A former rough sleeper who has battled mental health issues and now champions against the stigma has become Bristol’s lord mayor – and then got engaged minutes later to his longtime partner.

Labour’s Cllr Paul Goggin promised to “recognise the unrecognised” during his year in the ceremonial role as “first citizen”.

He was sworn in during the annual full council meeting of Bristol City Council on May 9, and, during the interval, proposed to Deborah Griffiths, his girlfriend of 17 years, in the lord mayor’s parlour before returning to tell the chamber she had said yes.

The Hartcliffe & Withywood ward councillor succeeds Green Cllr Paula O’Rourke, who becomes deputy lord mayor.

In his acceptance speech, Cllr Goggin outlined his chequered life, from growing up in London and dropping out of school because “life happens to us all” to sleeping rough in Bristol.

“In no particular order, I’ve built motorbikes, sold investment grade diamonds, been a croupier in a smoky casino and gone door to door selling carpet cleaner.

“I moved to Bristol in 2003 but in 2005 I became homeless through no fault of my own and had to sleep on the streets and sofa-surfed with friends.

“Then Bristol Council stepped in to help me.
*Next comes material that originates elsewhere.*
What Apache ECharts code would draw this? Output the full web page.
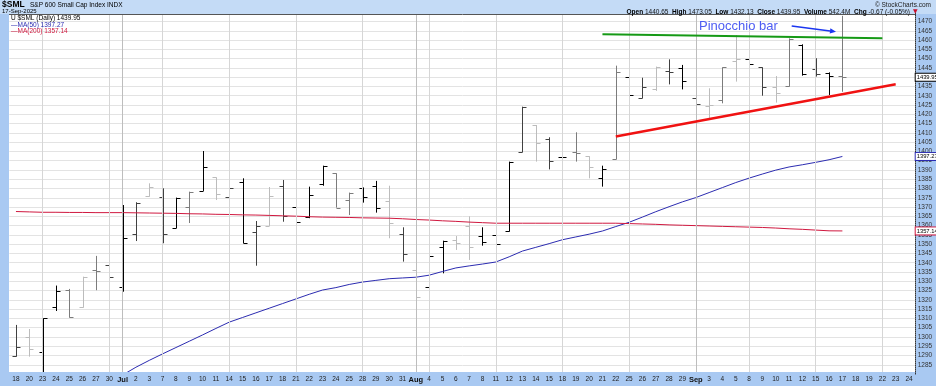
<!DOCTYPE html>
<html><head><meta charset="utf-8">
<script src="https://cdn.jsdelivr.net/npm/echarts@6/dist/echarts.min.js"></script>
<style>html,body{margin:0;padding:0;background:#fff}#c{width:936px;height:386px}</style>
</head><body><div id="c"></div>
<script>
// ---------- DATA ----------
const dates = [
 '2025-06-18','2025-06-20','2025-06-23','2025-06-24','2025-06-25','2025-06-26','2025-06-27','2025-06-30',
 '2025-07-01','2025-07-02','2025-07-03','2025-07-07','2025-07-08','2025-07-09','2025-07-10','2025-07-11',
 '2025-07-14','2025-07-15','2025-07-16','2025-07-17','2025-07-18','2025-07-21','2025-07-22','2025-07-23',
 '2025-07-24','2025-07-25','2025-07-28','2025-07-29','2025-07-30','2025-07-31',
 '2025-08-01','2025-08-04','2025-08-05','2025-08-06','2025-08-07','2025-08-08','2025-08-11','2025-08-12',
 '2025-08-13','2025-08-14','2025-08-15','2025-08-18','2025-08-19','2025-08-20','2025-08-21','2025-08-22',
 '2025-08-25','2025-08-26','2025-08-27','2025-08-28','2025-08-29',
 '2025-09-02','2025-09-03','2025-09-04','2025-09-05','2025-09-08','2025-09-09','2025-09-10','2025-09-11',
 '2025-09-12','2025-09-15','2025-09-16','2025-09-17','2025-09-18','2025-09-19','2025-09-22','2025-09-23','2025-09-24'
];
const tickLabels = [
 '18','20','23','24','25','26','27','30',
 'Jul','2','3','7','8','9','10','11','14','15','16','17','18','21','22','23','24','25','28','29','30','31',
 'Aug','4','5','6','7','8','11','12','13','14','15','18','19','20','21','22','25','26','27','28','29',
 'Sep','3','4','5','8','9','10','11','12','15','16','17','18','19','22','23','24'
];
const monthStartLabels = ['Jul','Aug','Sep'];

const opens = [1290.0,1299.9,1291.7,1316.4,1325.4,1316.0,1336.3,1338.8,1327.1,1355.3,
 1376.0,1375.6,1358.8,1370.2,1378.9,1386.0,1375.3,1383.7,1356.4,1359.8,
 1381.4,1369.9,1364.9,1382.6,1388.2,1373.6,1380.1,1381.2,1373.1,1355.3,
 1336.1,1326.8,1348.7,1352.3,1359.8,1354.2,1355.0,1357.1,1399.5,1414.1,
 1406.7,1397.2,1399.5,1397.4,1385.5,1395.7,1440.1,1428.6,1433.6,1443.3,
 1444.8,1428.6,1424.5,1427.5,1448.9,1449.6,1445.3,1434.9,1435.3,1457.4,
 1444.4,1442.3,1440.65];
const highs = [1306.5,1304.3,1310.1,1327.7,1325.9,1332.5,1343.7,1341.0,1371.1,1372.6,
 1382.8,1380.1,1375.1,1378.3,1400.2,1386.0,1380.1,1385.5,1362.5,1380.8,
 1384.6,1376.0,1381.0,1392.3,1388.2,1377.8,1380.6,1384.1,1381.5,1359.1,
 1336.1,1343.8,1351.9,1354.4,1365.0,1359.1,1360.4,1394.5,1424.1,1414.2,
 1407.6,1401.3,1410.3,1397.4,1392.3,1446.2,1440.3,1439.7,1445.7,1449.6,
 1446.6,1428.6,1434.0,1445.3,1462.7,1449.6,1445.3,1440.6,1460.9,1457.7,
 1450.2,1442.6,1473.05];
const lows = [1289.4,1289.4,1281.0,1314.0,1310.4,1315.8,1325.2,1329.8,1324.4,1351.7,
 1375.6,1350.5,1358.6,1361.4,1378.7,1373.8,1370.8,1350.5,1338.4,1359.8,
 1362.1,1360.9,1364.0,1381.5,1369.7,1365.7,1372.4,1367.0,1353.2,1340.6,
 1303.8,1326.6,1334.3,1346.9,1341.5,1349.2,1347.8,1356.8,1399.5,1394.5,
 1390.3,1393.2,1394.5,1385.5,1381.0,1395.7,1429.9,1428.6,1432.6,1436.1,
 1433.4,1415.5,1417.8,1425.9,1437.6,1435.3,1430.0,1426.3,1434.9,1440.8,
 1440.3,1430.4,1432.13];
const closes = [1294.8,1293.6,1310.0,1324.8,1310.8,1332.3,1335.6,1332.5,1353.5,1372.0,
 1380.7,1355.3,1374.7,1378.0,1391.4,1376.9,1380.1,1350.5,1360.0,1376.0,
 1365.0,1361.8,1376.5,1392.0,1369.7,1377.4,1375.6,1369.7,1361.2,1344.5,
 1321.4,1343.6,1351.6,1350.5,1348.3,1351.4,1349.9,1394.5,1424.0,1404.5,
 1394.8,1397.2,1399.0,1391.4,1390.3,1442.6,1430.2,1434.7,1445.3,1443.0,
 1437.9,1425.4,1425.0,1445.3,1449.6,1446.9,1434.9,1431.3,1460.4,1441.5,
 1441.7,1440.62,1439.95];

const sma50 = [null,null,null,null,null,null,
 1272.0,1275.8,1279.5,1283.7,1287.4,1290.9,1294.3,1297.7,1301.1,1304.6,
 1308.0,1310.5,1313.0,1315.5,1318.0,1320.5,1323.0,1325.3,1326.6,1328.3,
 1329.6,1330.5,1331.4,1331.8,1332.2,1333.3,1335.3,1337.2,1338.3,1339.3,
 1340.4,1343.2,1346.3,1348.3,1350.3,1352.4,1353.9,1355.4,1357.1,1359.5,
 1361.8,1364.6,1367.5,1370.2,1372.8,1375.1,1377.8,1380.5,1383.2,1385.6,
 1387.8,1389.9,1391.6,1392.8,1394.1,1395.5,1397.27,
 null,null,null,null,null];
const sma200 = [1367.6,1367.4,1367.2,1367.2,1367.1,1367.1,1367.0,1367.0,1367.0,1366.9,
 1366.8,1366.7,1366.6,1366.4,1366.3,1366.1,1366.0,1365.8,1365.7,1365.5,
 1365.3,1365.1,1364.8,1364.6,1364.5,1364.4,1364.2,1364.1,1364.0,1363.7,
 1363.3,1363.0,1362.6,1362.3,1361.9,1361.6,1361.3,1361.3,1361.3,1361.3,
 1361.3,1361.3,1361.3,1361.3,1361.3,1361.3,1361.1,1360.9,1360.7,1360.4,
 1360.2,1360.0,1359.8,1359.6,1359.4,1359.2,1359.0,1358.7,1358.3,1358.0,
 1357.6,1357.2,1357.14,
 null,null,null,null,null];

// trendlines drawn by hand on the original chart: [category index, value]
const greenTrend = [[44,1463.1],[65,1461.0]];
const redTrend = [[45,1408.0],[66,1436.2]];

const headerStats = {open:'1440.65', high:'1473.05', low:'1432.13', close:'1439.95', volume:'542.4M', chg:'-0.67 (-0.05%)'};

// ---------- STYLE ----------
const barTone = "dlkkglgdkdldkgkldkdldkkkggkkldlkkllkkkdldkglkgkdldkdlglkdlgkdkg";
const toneColor = {k:'#000000', d:'#404040', g:'#7c7c7c', l:'#bcbcbc'};
const FONT = 'Liberation Sans, Arial, sans-serif';
const BAND = '#a9c9f2';

const chart = echarts.init(document.getElementById('c'), null, {renderer:'canvas'});

const ohlc = opens.map((o,i)=>[i,o,highs[i],lows[i],closes[i]]);

// vertical gridlines: first trading day of each week & of each month
const vLines = [];
for (let i=1;i<dates.length;i++){
  const d = new Date(dates[i]+'T12:00:00Z'), p = new Date(dates[i-1]+'T12:00:00Z');
  const newMonth = d.getUTCMonth()!==p.getUTCMonth();
  const newWeek = d.getUTCDay()<=p.getUTCDay() || (d-p)>4*86400000;
  if (newMonth||newWeek) vLines.push({xAxis:dates[i], lineStyle:{color:newMonth?'#bdbdbd':'#d6d6d6', width:1, type:'solid'}});
}

const last = closes.length-1;
function boxLabel(v, col){
  return {yAxis:v, lineStyle:{color:'rgba(0,0,0,0)', width:1, opacity:1}, label:{show:true, position:'end', distance:0,
    formatter: v.toFixed(2), color:'#000', backgroundColor:'#fff', borderColor:col, borderWidth:1,
    padding:[1,0,0,1], fontSize:5.8, fontFamily:FONT, opacity:1}};
}

const arrowStart=[791.7,26], arrowEnd=[836,31.7];
const adx=arrowEnd[0]-arrowStart[0], ady=arrowEnd[1]-arrowStart[1], alen=Math.hypot(adx,ady);
const ux=adx/alen, uy=ady/alen;
const hb=[arrowEnd[0]-6*ux, arrowEnd[1]-6*uy];

const option = {
  animation:false,
  backgroundColor:'#ffffff',
  grid:{left:9.3, right:20.3, top:12.2, bottom:11.9, containLabel:false},
  xAxis:{type:'category', data:dates, boundaryGap:true, z:60,
    axisLine:{show:false}, axisTick:{show:false}, splitLine:{show:false},
    axisLabel:{interval:0, margin:1.5, color:'#222', fontFamily:FONT,
      formatter:(v,idx)=>{const t=tickLabels[idx]; return monthStartLabels.includes(t)?'{m|'+t+'}':'{d|'+t+'}';},
      rich:{m:{fontWeight:'bold',fontSize:7.5,fontFamily:FONT,color:'#111'}, d:{fontSize:6.5,fontFamily:FONT,color:'#222'}}}},
  yAxis:[
    {type:'value', min:1280, max:1475, interval:5, position:'right', z:0,
      axisLine:{show:false}, axisTick:{show:false}, axisLabel:{show:false},
      splitLine:{show:true, lineStyle:{color:'#e3e3e3', width:1}}},
    {type:'value', min:1280, max:1475, interval:5, position:'right', z:60,
      axisLine:{show:true, lineStyle:{color:'#333', type:'dotted', width:1}}, axisTick:{show:false},
      splitLine:{show:false},
      axisLabel:{margin:2, fontSize:6.5, color:'#333', fontFamily:FONT,
        formatter:v=>(v<=1280||v>=1475)?'':String(v)}}
  ],
  series:[
    {type:'line', data:[], z:1, silent:true,
      markLine:{silent:true, symbol:['none','none'], label:{show:false}, data:vLines}},
    {type:'custom', name:'$SML', data:ohlc, z:3, clip:true, encode:{x:0,y:[1,2,3,4]},
      renderItem:(params, api)=>{
        const i=api.value(0);
        const pH=api.coord([i,api.value(2)]), pL=api.coord([i,api.value(3)]);
        const pO=api.coord([i,api.value(1)]), pC=api.coord([i,api.value(4)]);
        const x=Math.round(pH[0])+0.5, w=4;
        const col=toneColor[barTone[params.dataIndex]]||'#000';
        const yO=Math.round(pO[1])+0.5, yC=Math.round(pC[1])+0.5;
        return {type:'group', children:[
          {type:'line', shape:{x1:x,y1:pH[1],x2:x,y2:pL[1]}, style:{stroke:col,lineWidth:1}},
          {type:'line', shape:{x1:x-w,y1:yO,x2:x,y2:yO}, style:{stroke:col,lineWidth:1}},
          {type:'line', shape:{x1:x,y1:yC,x2:x+w,y2:yC}, style:{stroke:col,lineWidth:1}}
        ]};
      }},
    {type:'line', name:'MA(50)', data:sma50, z:4, symbol:'none', connectNulls:false,
      lineStyle:{color:'#2b2bb0', width:1}},
    {type:'line', name:'MA(200)', data:sma200, z:4, symbol:'none',
      lineStyle:{color:'#d0183f', width:1}},
    {type:'line', data:[], z:6, silent:true,
      markLine:{silent:true, symbol:['none','none'], label:{show:false}, data:[
        [{coord:[dates[greenTrend[0][0]],greenTrend[0][1]]},{coord:[dates[greenTrend[1][0]],greenTrend[1][1]]}],
        [{coord:[dates[redTrend[0][0]],redTrend[0][1]]},{coord:[dates[redTrend[1][0]],redTrend[1][1]]}]
      ].map((d,k)=>{d[0].lineStyle={color:k===0?'#169a16':'#f01212', width:k===0?2:2.5, type:'solid'}; return d;})}},
    {type:'line', data:[], z:65, zlevel:0, silent:true,
      markLine:{silent:true, symbol:['none','none'], z:65, data:[
        boxLabel(closes[last],'#000'),
        boxLabel(sma50[last],'#2b2bb0'),
        boxLabel(sma200[last],'#d0183f')
      ]}}
  ],
  graphic:{elements:[
    {type:'rect', z:45, silent:true, shape:{x:0,y:0,width:936,height:14}, style:{fill:'#c4dbf6'}},
    {type:'line', z:46, silent:true, shape:{x1:9,y1:14.5,x2:916,y2:14.5}, style:{stroke:'#555',lineWidth:1}},
    {type:'rect', z:45, silent:true, shape:{x:0,y:14,width:9,height:372}, style:{fill:BAND}},
    {type:'rect', z:45, silent:true, shape:{x:915.7,y:14,width:21,height:372}, style:{fill:BAND}},
    {type:'rect', z:45, silent:true, shape:{x:0,y:372,width:936,height:14}, style:{fill:BAND}},
    {type:'text', z:70, x:2, y:0, style:{text:'$SML', fontSize:8.5, fontWeight:'bold', fontFamily:FONT, fill:'#000', textVerticalAlign:'top', verticalAlign:'top'}},
    {type:'text', z:70, x:30, y:1.5, style:{text:'S&P 600 Small Cap Index INDX', fontSize:6.5, fontFamily:FONT, fill:'#000', textVerticalAlign:'top', verticalAlign:'top'}},
    {type:'text', z:70, x:2, y:8, style:{text:'17-Sep-2025', fontSize:6, fontFamily:FONT, fill:'#000', textVerticalAlign:'top', verticalAlign:'top'}},
    {type:'text', z:70, x:931, y:1.5, style:{text:'© StockCharts.com', fontSize:6.5, fontFamily:FONT, fill:'#222', textAlign:'right', align:'right', textVerticalAlign:'top', verticalAlign:'top'}},
    {type:'text', z:70, x:910, y:8.5, style:{
      text:'{b|Open} '+headerStats.open+'  {b|High} '+headerStats.high+'  {b|Low} '+headerStats.low+'  {b|Close} '+headerStats.close+'  {b|Volume} '+headerStats.volume+'  {b|Chg} '+headerStats.chg,
      fontSize:6.5, fontFamily:FONT, fill:'#111', textAlign:'right', align:'right', textVerticalAlign:'top', verticalAlign:'top',
      rich:{b:{fontWeight:'bold', fontSize:6.5, fontFamily:FONT, fill:'#000', color:'#000'}}}},
    {type:'text', z:70, x:913, y:8.5, style:{text:'▼', fontSize:6, fontFamily:'DejaVu Sans', fill:'#c8102e', textVerticalAlign:'top', verticalAlign:'top'}},
    {type:'text', z:70, x:11, y:14.5, style:{text:'U $SML (Daily) '+closes[last].toFixed(2), fontSize:6.5, fontFamily:FONT, fill:'#000', textVerticalAlign:'top', verticalAlign:'top'}},
    {type:'text', z:70, x:11, y:21.5, style:{text:'—MA(50) '+sma50[last].toFixed(2), fontSize:6.5, fontFamily:FONT, fill:'#2b2bb0', textVerticalAlign:'top', verticalAlign:'top'}},
    {type:'text', z:70, x:11, y:28, style:{text:'—MA(200) '+sma200[last].toFixed(2), fontSize:6.5, fontFamily:FONT, fill:'#d0183f', textVerticalAlign:'top', verticalAlign:'top'}},
    {type:'text', z:70, x:699, y:26, style:{text:'Pinocchio bar', fontSize:13, fontFamily:FONT, fill:'#4d5cf2', textVerticalAlign:'middle', verticalAlign:'middle'}},
    {type:'line', z:70, shape:{x1:arrowStart[0],y1:arrowStart[1],x2:hb[0],y2:hb[1]}, style:{stroke:'#1b36f0',lineWidth:1.5}},
    {type:'polygon', z:70, shape:{points:[arrowEnd,[hb[0]-2.6*uy,hb[1]+2.6*ux],[hb[0]+2.6*uy,hb[1]-2.6*ux]]}, style:{fill:'#1b36f0'}}
  ]}
};
chart.setOption(option);
</script>
</body></html>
I lived in emergency accommodation for six months, alongside refugees, asylum seekers and other unfortunate Bristolians. “It was a difficult time to say the least and I saw things that would make the devil blush.”

He said local mental health charity Second Step helped him find temporary accommodation before he moved into a council bungalow in Knowle West where he still lived.

“And, as some of you know from my previous speeches in this room, I live with bipolar disorder and complex PTSD,” Cllr Goggin said. “In a way they don’t hamper me, they enable me to think slightly differently from most others – my secret superpower.

“I also have chronic anxiety, and I can’t put into words how difficult this is today because I’m talking about myself.But we must keep speaking out about our mental health issues, not be ashamed or embarrassed – own it, normalise it to fight against the stigma so many suffer from.”

Tabling the motion for Cllr Goggin to become lord mayor, Labour group leader Cllr Steve Pearce said that for many of the eight centuries the position existed, it was reserved for Bristol’s elite.

“Anyone who knows Paul will know that that label doesn’t quite apply to him,” he said.

“He’s been very open about his past and it’s why there’s nobody better suited to becoming Bristol’s first citizen, someone who truly understands the lives of all Bristolians, especially those that are underrepresented in the council chamber.